Stated task — Repeat each line exactly as it is written.
* BEGIN Dataset extract *
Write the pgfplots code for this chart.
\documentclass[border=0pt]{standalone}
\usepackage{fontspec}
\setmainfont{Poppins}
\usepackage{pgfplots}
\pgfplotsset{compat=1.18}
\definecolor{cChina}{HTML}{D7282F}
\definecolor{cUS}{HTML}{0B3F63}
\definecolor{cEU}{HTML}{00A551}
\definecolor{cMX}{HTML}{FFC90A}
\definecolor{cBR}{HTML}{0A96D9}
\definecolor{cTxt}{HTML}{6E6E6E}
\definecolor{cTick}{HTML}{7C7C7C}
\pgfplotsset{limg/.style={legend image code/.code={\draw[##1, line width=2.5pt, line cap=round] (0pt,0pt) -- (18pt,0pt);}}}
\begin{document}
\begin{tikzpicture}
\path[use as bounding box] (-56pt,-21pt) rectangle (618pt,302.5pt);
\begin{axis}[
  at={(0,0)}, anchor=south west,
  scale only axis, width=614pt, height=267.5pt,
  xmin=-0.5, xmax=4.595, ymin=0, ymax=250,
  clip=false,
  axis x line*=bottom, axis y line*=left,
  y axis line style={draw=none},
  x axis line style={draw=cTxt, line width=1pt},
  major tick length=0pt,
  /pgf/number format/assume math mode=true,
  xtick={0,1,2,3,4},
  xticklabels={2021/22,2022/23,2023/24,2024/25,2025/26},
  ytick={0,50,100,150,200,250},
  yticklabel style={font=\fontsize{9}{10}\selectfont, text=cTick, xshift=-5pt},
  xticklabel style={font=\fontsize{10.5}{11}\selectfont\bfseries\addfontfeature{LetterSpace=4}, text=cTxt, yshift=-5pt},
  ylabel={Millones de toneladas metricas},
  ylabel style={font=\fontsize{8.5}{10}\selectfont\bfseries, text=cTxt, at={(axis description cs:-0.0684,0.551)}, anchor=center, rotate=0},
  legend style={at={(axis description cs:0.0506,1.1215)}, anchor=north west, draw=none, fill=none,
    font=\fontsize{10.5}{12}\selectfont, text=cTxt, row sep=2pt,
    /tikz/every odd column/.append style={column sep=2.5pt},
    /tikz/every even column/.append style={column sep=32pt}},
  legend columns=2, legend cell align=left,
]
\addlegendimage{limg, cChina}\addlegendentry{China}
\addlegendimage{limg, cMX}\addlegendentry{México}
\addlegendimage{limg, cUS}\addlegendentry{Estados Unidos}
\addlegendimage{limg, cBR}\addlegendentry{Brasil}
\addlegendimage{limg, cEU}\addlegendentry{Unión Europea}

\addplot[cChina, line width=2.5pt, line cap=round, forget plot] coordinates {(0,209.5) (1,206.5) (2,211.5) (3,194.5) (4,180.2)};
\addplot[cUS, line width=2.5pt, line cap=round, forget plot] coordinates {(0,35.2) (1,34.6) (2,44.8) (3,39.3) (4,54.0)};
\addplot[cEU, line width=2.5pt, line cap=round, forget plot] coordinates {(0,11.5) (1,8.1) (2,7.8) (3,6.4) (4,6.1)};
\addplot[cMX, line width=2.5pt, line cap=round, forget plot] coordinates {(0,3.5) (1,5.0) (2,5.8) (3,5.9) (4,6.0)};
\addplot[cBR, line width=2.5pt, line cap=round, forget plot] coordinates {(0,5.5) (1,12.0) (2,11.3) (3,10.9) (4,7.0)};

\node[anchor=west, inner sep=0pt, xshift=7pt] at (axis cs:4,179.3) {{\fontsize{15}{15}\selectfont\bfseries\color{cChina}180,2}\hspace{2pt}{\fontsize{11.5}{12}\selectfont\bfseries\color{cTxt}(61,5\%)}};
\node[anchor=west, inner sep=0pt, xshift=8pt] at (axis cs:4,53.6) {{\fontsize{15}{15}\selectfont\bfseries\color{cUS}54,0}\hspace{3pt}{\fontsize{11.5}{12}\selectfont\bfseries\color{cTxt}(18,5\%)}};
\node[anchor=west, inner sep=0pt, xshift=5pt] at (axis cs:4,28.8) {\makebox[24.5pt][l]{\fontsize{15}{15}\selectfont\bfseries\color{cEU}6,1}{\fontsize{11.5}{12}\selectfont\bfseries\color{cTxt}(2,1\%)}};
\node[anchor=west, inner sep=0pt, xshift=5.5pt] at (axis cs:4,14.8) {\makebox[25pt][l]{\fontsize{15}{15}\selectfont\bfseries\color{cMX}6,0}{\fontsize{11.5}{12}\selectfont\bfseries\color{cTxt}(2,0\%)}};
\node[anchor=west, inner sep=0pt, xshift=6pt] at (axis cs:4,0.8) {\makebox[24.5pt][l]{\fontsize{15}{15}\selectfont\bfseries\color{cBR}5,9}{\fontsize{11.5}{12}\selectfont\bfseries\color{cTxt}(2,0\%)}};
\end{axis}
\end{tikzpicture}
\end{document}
* END Dataset extract *
Exercise response —
Write the pgfplots code for this chart.
\documentclass[border=0pt]{standalone}
\usepackage{fontspec}
\setmainfont{Poppins}
\usepackage{pgfplots}
\pgfplotsset{compat=1.18}
\definecolor{cChina}{HTML}{D7282F}
\definecolor{cUS}{HTML}{0B3F63}
\definecolor{cEU}{HTML}{00A551}
\definecolor{cMX}{HTML}{FFC90A}
\definecolor{cBR}{HTML}{0A96D9}
\definecolor{cTxt}{HTML}{6E6E6E}
\definecolor{cTick}{HTML}{7C7C7C}
\pgfplotsset{limg/.style={legend image code/.code={\draw[##1, line width=2.5pt, line cap=round] (0pt,0pt) -- (18pt,0pt);}}}
\begin{document}
\begin{tikzpicture}
\path[use as bounding box] (-56pt,-21pt) rectangle (618pt,302.5pt);
\begin{axis}[
  at={(0,0)}, anchor=south west,
  scale only axis, width=614pt, height=267.5pt,
  xmin=-0.5, xmax=4.595, ymin=0, ymax=250,
  clip=false,
  axis x line*=bottom, axis y line*=left,
  y axis line style={draw=none},
  x axis line style={draw=cTxt, line width=1pt},
  major tick length=0pt,
  /pgf/number format/assume math mode=true,
  xtick={0,1,2,3,4},
  xticklabels={2021/22,2022/23,2023/24,2024/25,2025/26},
  ytick={0,50,100,150,200,250},
  yticklabel style={font=\fontsize{9}{10}\selectfont, text=cTick, xshift=-5pt},
  xticklabel style={font=\fontsize{10.5}{11}\selectfont\bfseries\addfontfeature{LetterSpace=4}, text=cTxt, yshift=-5pt},
  ylabel={Millones de toneladas metricas},
  ylabel style={font=\fontsize{8.5}{10}\selectfont\bfseries, text=cTxt, at={(axis description cs:-0.0684,0.551)}, anchor=center, rotate=0},
  legend style={at={(axis description cs:0.0506,1.1215)}, anchor=north west, draw=none, fill=none,
    font=\fontsize{10.5}{12}\selectfont, text=cTxt, row sep=2pt,
    /tikz/every odd column/.append style={column sep=2.5pt},
    /tikz/every even column/.append style={column sep=32pt}},
  legend columns=2, legend cell align=left,
]
\addlegendimage{limg, cChina}\addlegendentry{China}
\addlegendimage{limg, cMX}\addlegendentry{México}
\addlegendimage{limg, cUS}\addlegendentry{Estados Unidos}
\addlegendimage{limg, cBR}\addlegendentry{Brasil}
\addlegendimage{limg, cEU}\addlegendentry{Unión Europea}

\addplot[cChina, line width=2.5pt, line cap=round, forget plot] coordinates {(0,209.5) (1,206.5) (2,211.5) (3,194.5) (4,180.2)};
\addplot[cUS, line width=2.5pt, line cap=round, forget plot] coordinates {(0,35.2) (1,34.6) (2,44.8) (3,39.3) (4,54.0)};
\addplot[cEU, line width=2.5pt, line cap=round, forget plot] coordinates {(0,11.5) (1,8.1) (2,7.8) (3,6.4) (4,6.1)};
\addplot[cMX, line width=2.5pt, line cap=round, forget plot] coordinates {(0,3.5) (1,5.0) (2,5.8) (3,5.9) (4,6.0)};
\addplot[cBR, line width=2.5pt, line cap=round, forget plot] coordinates {(0,5.5) (1,12.0) (2,11.3) (3,10.9) (4,7.0)};

\node[anchor=west, inner sep=0pt, xshift=7pt] at (axis cs:4,179.3) {{\fontsize{15}{15}\selectfont\bfseries\color{cChina}180,2}\hspace{2pt}{\fontsize{11.5}{12}\selectfont\bfseries\color{cTxt}(61,5\%)}};
\node[anchor=west, inner sep=0pt, xshift=8pt] at (axis cs:4,53.6) {{\fontsize{15}{15}\selectfont\bfseries\color{cUS}54,0}\hspace{3pt}{\fontsize{11.5}{12}\selectfont\bfseries\color{cTxt}(18,5\%)}};
\node[anchor=west, inner sep=0pt, xshift=5pt] at (axis cs:4,28.8) {\makebox[24.5pt][l]{\fontsize{15}{15}\selectfont\bfseries\color{cEU}6,1}{\fontsize{11.5}{12}\selectfont\bfseries\color{cTxt}(2,1\%)}};
\node[anchor=west, inner sep=0pt, xshift=5.5pt] at (axis cs:4,14.8) {\makebox[25pt][l]{\fontsize{15}{15}\selectfont\bfseries\color{cMX}6,0}{\fontsize{11.5}{12}\selectfont\bfseries\color{cTxt}(2,0\%)}};
\node[anchor=west, inner sep=0pt, xshift=6pt] at (axis cs:4,0.8) {\makebox[24.5pt][l]{\fontsize{15}{15}\selectfont\bfseries\color{cBR}5,9}{\fontsize{11.5}{12}\selectfont\bfseries\color{cTxt}(2,0\%)}};
\end{axis}
\end{tikzpicture}
\end{document}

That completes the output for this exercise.